[R5823] International Relations of the Middle East: A Decade after the Arab Uprisings
Created by May Darwich
Friday, 10/16/20 01:30 pm
SUMMARY:The dynamics of regional politics of the Middle East are being reshaped from above and below. The seeming US "retreat" from regional hegemony has coincided with expanded interventions (by the US and others), regional powers contesting for influence, and the rise of non-state actors. Together these have generated new patterns of insecurity. How have the fields of international relations and the study of Middle East politics sought to understand these new dynamics? The hopes for a reshaping of regional order following the Arab uprisings were quickly dashed the outbreak of civil wars in Syria and Libya; military interventions in Bahrain and Yemen, and the rise of the Islamic State. These events have disrupted regional geopolitics and altered the position of the Middle East in the international system. This roundtable contributes to efforts to rethink the international relations of the Middle East and the prospects for regional order in wake of the Arab Uprisings and the subsequent "New Arab Wars." We consider how patterns of regional politics exhibit both continuities and changes. This roundtable has two overarching aims: (1) to examine the emergence of new issues and the persistence of old ones, and (2) to unravel how these patterns have challenged or validated the existing scholarship in both international relations and the politics of the Middle East while pointing to avenues for future research in both fields.

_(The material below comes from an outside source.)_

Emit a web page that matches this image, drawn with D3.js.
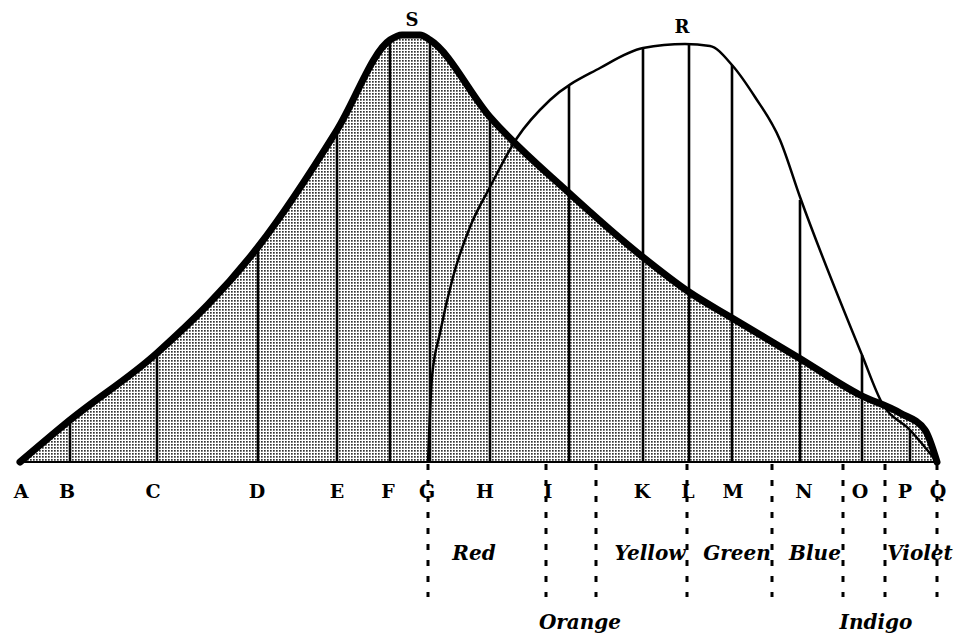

The roundtable will address five areas of new research and theoretical innovation. First, we examine the relationship between Middle East regional politics and the global level politics defined by shifts in the US strategy toward the Middle East (sometime viewed as "retreat") and the emergence of multipolarity. Second, we investigate the new, ongoing conflicts and their implications for the regional state system. Third, we focus on how the proliferation of proxy actors and conflicts and the rise of armed non-state actors suggests the need for the development of new conceptual and theoretical tools. Fourth, we consider how new alliance patterns in the region can be understood within existing theories as well as beg questions that might help frame the development of new theories. Finally, we examine the innovations within the field of the IR of the Middle East from a metatheoretical perspective unravelling the disconnect between the scholarship of those focused on Middle East politics and those developing new theories of international relations while suggesting avenues for future dialogue.